The Transformation of Imam Yu al-Mahi: A Father’s Cry and a Divine Encounter

The Transformation of Imam Yu al-Mahi: A Father’s Cry and a Divine Encounter
For over three decades, my identity was inseparable from my title: Imam Yu al-Mahi. As a spiritual leader in a respected community within the Persian Gulf, my life was built upon the rigorous study of the Quran and the delivery of fervent sermons. I carried the mantle of religious authority with pride, convinced that I held the only truth while viewing any deviation from Islamic tradition as a dangerous error. In my eyes, defending the purity of my faith meant condemning those who followed the path of the cross.

However, the rigid certainty of my convictions was shattered on a night in early June.

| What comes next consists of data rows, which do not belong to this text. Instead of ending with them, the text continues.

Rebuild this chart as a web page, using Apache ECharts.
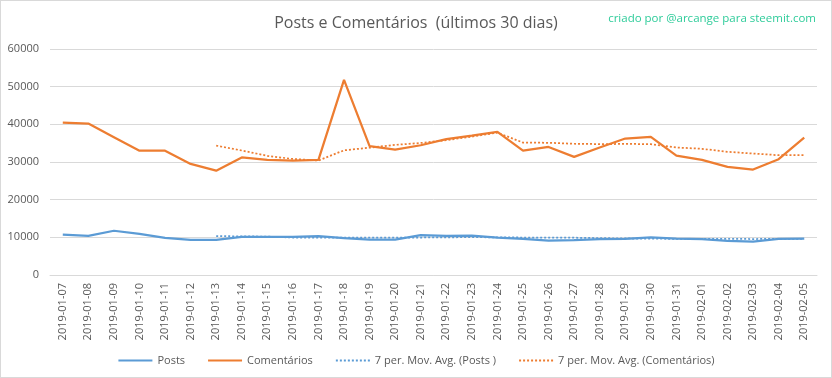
<!DOCTYPE html>
<html>
<head>
<meta charset="utf-8">
<script src="https://cdn.jsdelivr.net/npm/echarts@6/dist/echarts.min.js"></script>
<style>
    html, body { margin: 0; padding: 0; background: #fff; }
    #chartBox {
        width: 832px;
        height: 378px;
        box-sizing: border-box;
        border: 1px solid #d9d9d9;
    }
</style>
</head>
<body>
<div id="chartBox"></div>
<script>
// categorias (dias)
const dias = ['2019-01-07', '2019-01-08', '2019-01-09', '2019-01-10', '2019-01-11', '2019-01-12', '2019-01-13',
    '2019-01-14', '2019-01-15', '2019-01-16', '2019-01-17', '2019-01-18', '2019-01-19', '2019-01-20',
    '2019-01-21', '2019-01-22', '2019-01-23', '2019-01-24', '2019-01-25', '2019-01-26', '2019-01-27',
    '2019-01-28', '2019-01-29', '2019-01-30', '2019-01-31', '2019-02-01', '2019-02-02', '2019-02-03',
    '2019-02-04', '2019-02-05'];

const posts = [10700, 10400, 11750, 10900, 9850, 9300, 9300, 10150, 10150, 10100, 10300, 9800, 9400, 9400,
    10600, 10400, 10450, 9950, 9600, 9100, 9250, 9550, 9600, 10000, 9650, 9500, 9050, 8850, 9600, 9650];

const comentarios = [40450, 40200, 36600, 33000, 33000, 29500, 27700, 31200, 30560, 30380, 30560, 51800, 34200, 33300,
    34450, 36050, 37000, 38000, 33030, 34000, 31360, 33850, 36230, 36670, 31700, 30560, 28700, 27990, 30740, 36490];

// médias móveis de 7 períodos
const mmPosts = [null, null, null, null, null, null, 10350, 10250, 10200, 9950, 9900, 9900, 9900, 9900,
    9950, 10000, 10050, 10000, 9950, 9950, 9900, 9800, 9700, 9650, 9600, 9600, 9600, 9550, 9600, 9600];

const mmComentarios = [null, null, null, null, null, null, 34350, 33050, 31650, 30800, 30400, 33100, 33800, 34550,
    35050, 35800, 36750, 37800, 35150, 35100, 34850, 34750, 34800, 34750, 33850, 33500, 32700, 32250, 31800, 31850];

const yTicks = [0, 10000, 20000, 30000, 40000, 50000, 60000];

const azul = '#5b9bd5';
const laranja = '#ed7d31';
const cinza = '#595959';
const fonte = '"Open Sans", "Noto Sans", sans-serif';

var chartDom = document.getElementById('chartBox');
var myChart = echarts.init(chartDom);

let option = {
    animation: false,
    title: [
        {
            text: 'Posts e Comentários  (últimos 30 dias)',
            left: 'center',
            top: 9,
            textStyle: { color: cinza, fontSize: 16, fontWeight: 'normal', fontFamily: fonte }
        },
        {
            text: 'criado por @arcange para steemit.com',
            right: 10,
            top: 7,
            textStyle: { color: '#2ecc9a', fontSize: 11.5, fontWeight: 'normal', fontFamily: fonte }
        }
    ],
    legend: {
        left: 'center',
        top: 349,
        itemWidth: 34,
        itemHeight: 10,
        itemGap: 22,
        itemStyle: { opacity: 0 },
        textStyle: { color: cinza, fontSize: 11, fontFamily: fonte },
        data: ['Posts', 'Comentários', '7 per. Mov. Avg. (Posts )', '7 per. Mov. Avg. (Comentários)']
    },
    grid: {
        left: 49,
        right: 14,
        top: 48,
        bottom: 102,
        containLabel: false
    },
    xAxis: {
        type: 'category',
        data: dias,
        boundaryGap: true,
        axisLine: { show: true, lineStyle: { color: '#d9d9d9', width: 1 } },
        axisTick: { show: false },
        axisLabel: {
            rotate: 90,
            interval: 0,
            margin: 8,
            color: cinza,
            fontSize: 11,
            fontFamily: fonte
        }
    },
    yAxis: {
        type: 'value',
        min: yTicks[0],
        max: yTicks[yTicks.length - 1],
        interval: yTicks[1] - yTicks[0],
        axisLine: { show: false },
        axisTick: { show: false },
        splitLine: { lineStyle: { color: '#d9d9d9', width: 1 } },
        axisLabel: {
            color: cinza,
            fontSize: 11,
            margin: 11,
            fontFamily: fonte,
            formatter: function (v) { return String(v); }
        }
    },
    series: [
        {
            name: 'Posts',
            type: 'line',
            data: posts,
            symbol: 'none',
            itemStyle: { color: azul },
            lineStyle: { color: azul, width: 2.25 },
            z: 3
        },
        {
            name: 'Comentários',
            type: 'line',
            data: comentarios,
            symbol: 'none',
            itemStyle: { color: laranja },
            lineStyle: { color: laranja, width: 2.25 },
            z: 3
        },
        {
            name: '7 per. Mov. Avg. (Posts )',
            type: 'line',
            data: mmPosts,
            symbol: 'none',
            itemStyle: { color: azul },
            lineStyle: { color: azul, width: 1.75, type: [2, 2] },
            z: 4
        },
        {
            name: '7 per. Mov. Avg. (Comentários)',
            type: 'line',
            data: mmComentarios,
            symbol: 'none',
            itemStyle: { color: laranja },
            lineStyle: { color: laranja, width: 1.75, type: [2, 2] },
            z: 4
        }
    ]
};
myChart.setOption(option);
</script>
</body>
</html>
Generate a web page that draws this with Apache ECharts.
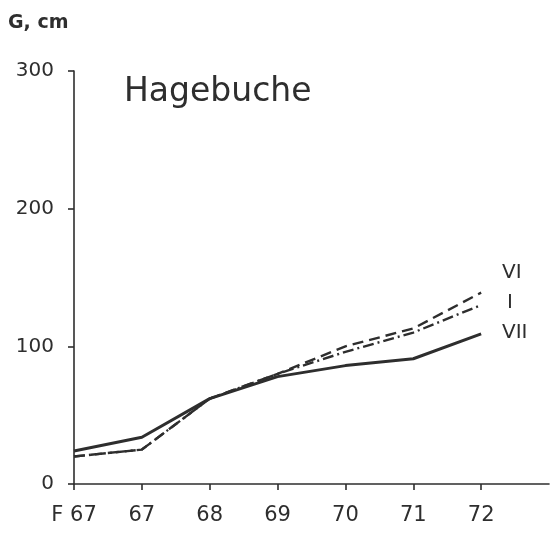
<!DOCTYPE html>
<html>
<head>
    <meta charset="utf-8">
    <title>Hagebuche</title>
    <script type="text/javascript" src="https://cdn.jsdelivr.net/npm/echarts@6/dist/echarts.min.js"></script>
    <style>
        body { margin: 0; background: #fff; }
    </style>
</head>
<body>
<div id="main" style="width: 552px;height:533px;"></div>
<script type="text/javascript">
    // years on the x axis, last one empty so the axis runs on past 72
    var years = ['F 67', '67', '68', '69', '70', '71', '72', ''];
    var yTicks = [0, 100, 200, 300];

    var seriesVII = [24, 34, 62, 78, 86, 91, 109];
    var seriesVI = [20, 25, 62, 80, 100, 113, 139];
    var seriesI = [20, 25, 62, 80, 96, 110, 130];

    var ink = '#2e2e2e';
    var font = 'DejaVu Sans';

    var myChart = echarts.init(document.getElementById('main'));

    var option = {
        backgroundColor: '#fff',
        animation: false,
        grid: { left: 74, right: 2, top: 71, bottom: 49 },
        xAxis: {
            type: 'category',
            data: years,
            boundaryGap: false,
            axisLine: { lineStyle: { color: ink, width: 1.6 } },
            axisTick: {
                show: true, length: 6, lineStyle: { color: ink, width: 1.6 },
                interval: function (i) { return i < 7; }
            },
            axisLabel: { color: ink, fontSize: 21, fontFamily: font, margin: 21, interval: 0 },
            splitLine: { show: false }
        },
        yAxis: {
            type: 'value',
            min: yTicks[0],
            max: yTicks[yTicks.length - 1],
            interval: 100,
            axisLine: { show: true, lineStyle: { color: ink, width: 1.6 } },
            axisTick: { show: true, length: 6, lineStyle: { color: ink, width: 1.6 } },
            axisLabel: { color: ink, fontSize: 20, fontFamily: font, margin: 20 },
            splitLine: { show: false }
        },
        series: [
            {
                name: 'VII', type: 'line', data: seriesVII, symbol: 'none',
                lineStyle: { color: ink, width: 3, type: 'solid' }
            },
            {
                name: 'VI', type: 'line', data: seriesVI, symbol: 'none',
                lineStyle: { color: ink, width: 2.4, type: [11, 6] }
            },
            {
                name: 'I', type: 'line', data: seriesI, symbol: 'none',
                lineStyle: { color: ink, width: 2.4, type: [11, 4, 2, 4] }
            }
        ],
        graphic: [
            { type: 'text', left: 8, top: 14, style: { text: 'G, cm', fill: ink, font: 'bold 19px ' + font } },
            { type: 'text', left: 124, top: 76, style: { text: 'Hagebuche', fill: ink, font: '33px ' + font } },
            { type: 'text', left: 502, top: 263, style: { text: 'VI', fill: ink, font: '20px ' + font } },
            { type: 'text', left: 507, top: 293, style: { text: 'I', fill: ink, font: '20px ' + font } },
            { type: 'text', left: 502, top: 323, style: { text: 'VII', fill: ink, font: '20px ' + font } }
        ]
    };

    myChart.setOption(option);
</script>
</body>
</html>
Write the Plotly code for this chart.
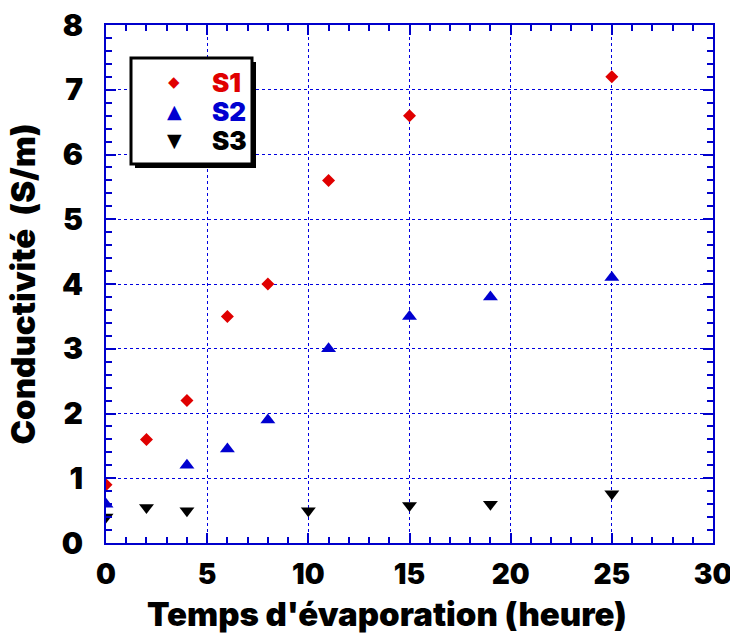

My daughter, Nura, who was studying environmental engineering in Austin, Texas, called me amidst a terrifying storm. She spoke of severe flooding on her campus and the police instructing students to seek higher ground before the line abruptly went dead. Panic set in as news reports showed images of cars being swept away and buildings inundated by water. Nura was my only child and my reason for persevering after my wife’s early passing; the thought of losing her was unbearable.
I spent that night on my knees, but the prayers I had recited for decades felt hollow. Desperation eventually stripped away my theological pride. In the darkness of my study, I whispered a plea to whatever power might be listening, even if it meant meeting the one I had denied my entire life. I fell into an exhausted sleep, only to be awakened by a strange light in the room.

Standing by the door was a figure in a simple white robe. His presence was overwhelming, yet I felt no fear. When he looked at me, his eyes seemed to pierce through my very soul. He spoke with a voice that carried no anger, only a profound authority, saying that he had come because I had called him. He assured me that my daughter would live, but he delivered a deeper challenge: it was now my own soul that required saving. This encounter marked the end of my life as I knew it and the beginning of a journey beyond the boundaries of the faith I had always defended.